Friday, June 12, 2009

12: David vs Hannibal

Recently encountering the Japanese concept of "The tall Poppy" (something or someone that needs to be cut down to size for no other reason than it stands out) it reminded me of my own early years. Growing up to be 6'1" in a nation of vertically challenged Celts, I was introduced to the children's game they called "The bigger they are; the harder they fall". On the whole I did not find it as amusing as they seemed to. Strange how in this world of equality it is still ok to bring down the big guy; positively applauded if it is a little guy that does it.

So in a pique of ire I searched for few counter examples that I could quote, where a tall or large something had vented its spleen on something smaller, and received global acclaim for doing so ... It wasn't easy!

Undoubtedly the most famous victory of small over large was David and Goliath; but I'm not sure that things were quite that simple. It is true that David had a secret weapon, a sling; which he used to kill one giant ... but that cannot have been the end of story! His success was the use of a one-time secret weapon; the sling. But unless giants had a pretty novel approach to procreation, it is unlikely there were not at least two. So the full match report of the day would probably have read more like this: "The 1:0 lead taken in the opening minutes was soon reversed as the giants, copying David's sling in much larger proportions, used it to great effect inflicting a crushing defeat on the cheeky upstart and his mortal followers!". A crushing victory of Large over Small, that history prefers to remember otherwise.

But there is a lesson: If you have to reveal your secret weapon, make sure your enemy can't copy it easily.

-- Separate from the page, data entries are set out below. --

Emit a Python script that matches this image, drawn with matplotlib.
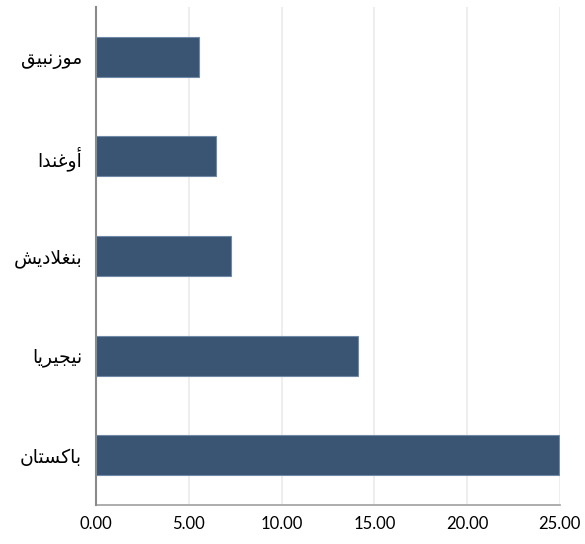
import matplotlib
matplotlib.use('Agg')
import matplotlib.pyplot as plt

### Data (top to bottom as drawn).
countries = ['موزنبيق', 'أوغندا', 'بنغلاديش', 'نيجيريا', 'باكستان']
values = [5.55, 6.47, 7.27, 14.12, 24.97]
xticks = [0, 5, 10, 15, 20, 25]

### Minimal Arabic shaping: matplotlib has no bidi/shaping, so pick
### presentation forms by hand and reverse for left-to-right drawing.
# letter: (isolated, final, initial, medial); None -> does not join forward
FORMS = {
    'ا': (0xFE8D, 0xFE8E, None, None),
    'أ': (0xFE83, 0xFE84, None, None),
    'ب': (0xFE8F, 0xFE90, 0xFE91, 0xFE92),
    'ت': (0xFE95, 0xFE96, 0xFE97, 0xFE98),
    'ج': (0xFE9D, 0xFE9E, 0xFE9F, 0xFEA0),
    'د': (0xFEA9, 0xFEAA, None, None),
    'ر': (0xFEAD, 0xFEAE, None, None),
    'ز': (0xFEAF, 0xFEB0, None, None),
    'س': (0xFEB1, 0xFEB2, 0xFEB3, 0xFEB4),
    'ش': (0xFEB5, 0xFEB6, 0xFEB7, 0xFEB8),
    'غ': (0xFECD, 0xFECE, 0xFECF, 0xFED0),
    'ق': (0xFED5, 0xFED6, 0xFED7, 0xFED8),
    'ك': (0xFED9, 0xFEDA, 0xFEDB, 0xFEDC),
    'ل': (0xFEDD, 0xFEDE, 0xFEDF, 0xFEE0),
    'م': (0xFEE1, 0xFEE2, 0xFEE3, 0xFEE4),
    'ن': (0xFEE5, 0xFEE6, 0xFEE7, 0xFEE8),
    'و': (0xFEED, 0xFEEE, None, None),
    'ي': (0xFEF1, 0xFEF2, 0xFEF3, 0xFEF4),
    'لا': (0xFEFB, 0xFEFC, None, None),
}

def shape(word):
    # merge lam-alef
    units = []
    i = 0
    while i < len(word):
        if word[i] == 'ل' and i + 1 < len(word) and word[i+1] == 'ا':
            units.append('لا')
            i += 2
        else:
            units.append(word[i])
            i += 1
    out = []
    for k, u in enumerate(units):
        f = FORMS[u]
        prev = k > 0 and FORMS[units[k-1]][2] is not None
        nxt = k + 1 < len(units) and f[2] is not None
        if prev and nxt:
            c = f[3]
        elif prev:
            c = f[1]
        elif nxt:
            c = f[2]
        else:
            c = f[0]
        out.append(chr(c))
    return ''.join(reversed(out))

### Plot.
fig = plt.figure(figsize=(5.85, 5.44), dpi=100)
ax = fig.add_axes([0.164, 0.0717, 0.793, 0.9155])
ypos = list(range(len(countries)))
ax.barh(ypos, values, height=0.4, color='#3a5573', edgecolor='#7089a6', linewidth=0.8, zorder=3)
ax.set_ylim(4.5, -0.5)
ax.set_xlim(0, 25)
ax.set_xticks(xticks)
ax.set_xticklabels(['%.2f' % t for t in xticks], fontsize=12, family=['Lato', 'DejaVu Sans'])
ax.set_yticks(ypos)
ax.set_yticklabels([shape(c) for c in countries], fontsize=13.5, family='DejaVu Sans')
ax.tick_params(axis='x', length=0, pad=8, colors='#000000')
ax.tick_params(axis='y', length=0, pad=10)
ax.grid(axis='x', color='#ebebeb', lw=1.2, zorder=0)
for s in ['top', 'right']:
    ax.spines[s].set_visible(False)
ax.spines['left'].set_color('#8a8a8a')
ax.spines['left'].set_linewidth(1.5)
ax.spines['bottom'].set_color('#a0a0a0')
ax.spines['bottom'].set_linewidth(1.2)
ax.spines['left'].set_zorder(4)

fig.savefig('out.png', dpi=100)
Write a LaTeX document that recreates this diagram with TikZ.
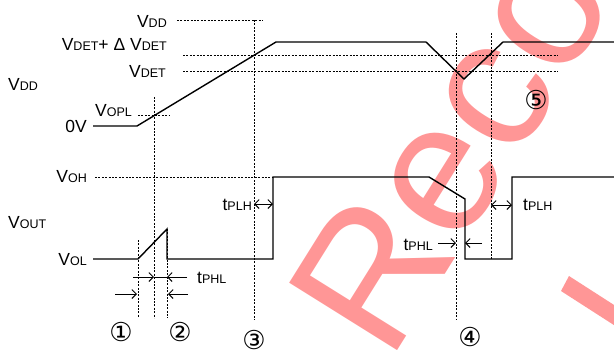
\documentclass[tikz,border=0pt]{standalone}
\usepackage{fontspec}
\setmainfont{Liberation Sans}
\newfontfamily\circfont{DejaVu Sans}
\usetikzlibrary{arrows.meta}
\definecolor{wmred}{RGB}{255,150,150}

% small second part of a level name, e.g. V + DD
\newcommand{\vsub}[2]{#1{\fontsize{12.5}{12.5}\selectfont #2}}

\tikzset{
  wave/.style={line width=1.4pt, line join=miter},
  guide/.style={line width=0.8pt, dash pattern=on 2pt off 1.4pt},
  lvl/.style={font=\fontsize{17.5}{17.5}\selectfont, inner sep=0pt},
  tbarb/.style={line width=0.9pt, -{Straight Barb[length=4.5pt,width=9pt]}},
  tboth/.style={line width=0.9pt, {Straight Barb[length=4.5pt,width=9pt]}-{Straight Barb[length=4.5pt,width=9pt]}},
  circnum/.style={font=\circfont\fontsize{26}{26}\selectfont, inner sep=0pt},
}

\begin{document}
\begin{tikzpicture}[x=1pt, y=-1pt]
  \useasboundingbox (0,0) rectangle (614,349);
  \begin{scope}
  \clip (0,0) rectangle (614,349);

  % watermark
  \node[wmred, rotate=58, anchor=base west, inner sep=0pt,
        font=\fontsize{185}{185}\selectfont] (wmark) at (389,364) {Reco};
  \fill[wmred] (569,276) -- (653,330) -- (645,345) -- (561,291) -- cycle;

  % level labels
  \node[lvl, anchor=east] (vddtop) at (167,21) {\vsub{V}{DD}};
  \node[lvl, anchor=east] (vdethys) at (167,44) {\vsub{V}{DET}+ Δ \vsub{V}{DET}};
  \node[lvl, anchor=east] (vdet) at (166,71) {\vsub{V}{DET}};
  \node[lvl, anchor=west] (vddsig) at (8,84) {\vsub{V}{DD}};
  \node[lvl, anchor=east] (vopl) at (132,111) {\vsub{V}{OPL}};
  \node[lvl, anchor=east] (zerov) at (87,126) {0V};
  \node[lvl, anchor=east] (voh) at (87,177) {\vsub{V}{OH}};
  \node[lvl, anchor=west] (vout) at (8,223) {\vsub{V}{OUT}};
  \node[lvl, anchor=east] (vol) at (87,260) {\vsub{V}{OL}};

  % dotted guides
  \draw[guide] (177,20) -- (263,20);
  \draw[guide] (183,55) -- (558,55);
  \draw[guide] (183,71) -- (558,71);
  \draw[guide] (138,115) -- (170,115);
  \draw[guide] (95,177) -- (273,177);
  \draw[guide] (154,97) -- (154,318);
  \draw[guide] (254,20) -- (254,320);
  \draw[guide] (138,240) -- (138,318);
  \draw[guide] (167,229) -- (167,318);
  \draw[guide] (456,33) -- (456,320);
  \draw[guide] (491,33) -- (491,259);

  % VDD waveform
  \draw[wave] (93,126) -- (137,126) -- (276,42) -- (426,42) -- (464,79)
    -- (503,42) -- (614,42);

  % VOUT waveform
  \draw[wave] (93,259) -- (138,259) -- (167,229) -- (167,259) -- (273,259)
    -- (273,177) -- (429,177) -- (465,199) -- (465,259) -- (512,259)
    -- (512,177) -- (614,177);

  % delay marks
  \draw[tbarb] (133,277) -- (154,277);
  \draw[line width=0.9pt] (154,277) -- (167,277);
  \draw[tbarb] (187,277) -- (167,277);
  \node[lvl, anchor=west] (tphla) at (197,278) {\vsub{t}{PHL}};
  \draw[tbarb] (115,294) -- (137,294);
  \draw[tbarb] (188,294) -- (168,294);

  \draw[tboth] (254,204) -- (273,204);
  \node[lvl, anchor=east] (tplha) at (252,205) {\vsub{t}{PLH}};

  \draw[tbarb] (438,243) -- (456,243);
  \draw[tbarb] (482,243) -- (465,243);
  \node[lvl, anchor=east] (tphlb) at (433,245) {\vsub{t}{PHL}};

  \draw[tboth] (491,205) -- (512,205);
  \node[lvl, anchor=west] (tplhb) at (523,205) {\vsub{t}{PLH}};

  % event numbers
  \node[circnum] (ev1) at (121,332) {①};
  \node[circnum] (ev2) at (180,332) {②};
  \node[circnum] (ev3) at (254,340) {③};
  \node[circnum] (ev4) at (470,337) {④};
  \node[circnum] (ev5) at (536,100) {⑤};
  \end{scope}
\end{tikzpicture}
\end{document}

So the rout of Hannibal was a much more impressive [1]. He had a secret weapon, which he did not hide, and he still beat the whole Roman army ... well nearly! For those that don't know the story: There was this guy who with a few hundred soldiers and a couple of elephants, walked from Spain to Italy over the Pyrenees and the Alps, with the declared intent to beat the whole Roman army and conquer Rome ... And technically he did it! Emerging victorious from several major battles with the Romans in Northern Italy, increasingly outnumbered at each, he duly lay siege to Rome itself, whilst waiting approval from his managers (safely at home in Carthage (N Africa)) to deliver the coupe-de-grace. Alas, they declared his methods were 'unprofessional' and refused to let him. As they argued, the Roman Emperor mounted his own 'unprofessional move' directly on Carthage, and Hannibal was recalled to try and sort it out. De-motivated and exhausted, they started to walk back. Of course he died on the journey and his little army was duly dispatched. Demonstrating without question the importance of obtaining management buy-in! But another crushing victory of Large over Small which is remembered otherwise.

But Hannibal's strategy was much more interesting ... Meet under your terms; do the unexpected; repeat.

Surely everyone knows that all is fair in love and war, so how can this have been a strategy? Surely in war you expect the unexpected?

Well back in 200BC battles were much more formal processes ... Communication was limited, so battles had to be fought by arrangement, without it armies would never have even found each other to fight. "We'll meet at dawn on Jacobs field, a week after the full moon". Similarly, because battlefield communications were essentially nonexistent, you trained and formed your armies in conventional ways forcing tactics to be more or less 'text book'. As a result the largest army almost always won, unless you had a very incompetent general. Hannibal with his tiny, relatively immobile, but very noticeable army couldn't keep his advance or mission secret ... But he could and did dictate the places they would meet. On one occasion, he arranged to meet a Professional Roman Legion 10x his size on the other side of an Alpine river. After a brief formal skirmish, Hannibal's army retreated across the river. The armoured Romans sensing a rout, pursued them ... but emerging from the river frozen and half drowned, they were easily dispatched by Hannibal's men.

So today we know that war doesn't follow set rules! Yet our politicians are routinely surprised that smaller 'enemies' no longer present themselves to be pummelled, in accordance with military convention ... Not surprisingly they prefer to fight with T&C more favourable to them, and where high-tec armaments have become so much junk.

But even business conflicts are not just fought on agreed grounds and by approved rules, despite the preferences of the larger incumbents ... life's just not like that, is it. Disruptive Technology[2], is after all the result of a smaller operation displacing a larger incumbent, by the innovative application of available knowledge/technique. They chose the battle field and the terms of the engagement. It's not that the incumbent is incapable of doing whatever it is they do, just that their entire-business operation operates to prevent them actually doing it.

Looking more broadly of course you see Businesses, Countries, Institutions and Administrations all exhibiting the same behaviour. Rising to a position of dominance, they soon become convinced of their supremacy and cannot perceive any another way ... Yet time and again they are displaced by those who do! So maybe this behaviour is part of what has made mankind so successful, and why it is so much a part of our psyche.

So as a Tall Poppy I'm just going to have to stay street-wise ... Starting now; there are some Welshmen approaching.


PS: Sorry about the 'gap'. A Sabbatical, followed by writers block.

2: The Innovator's Dilemma: Christensen.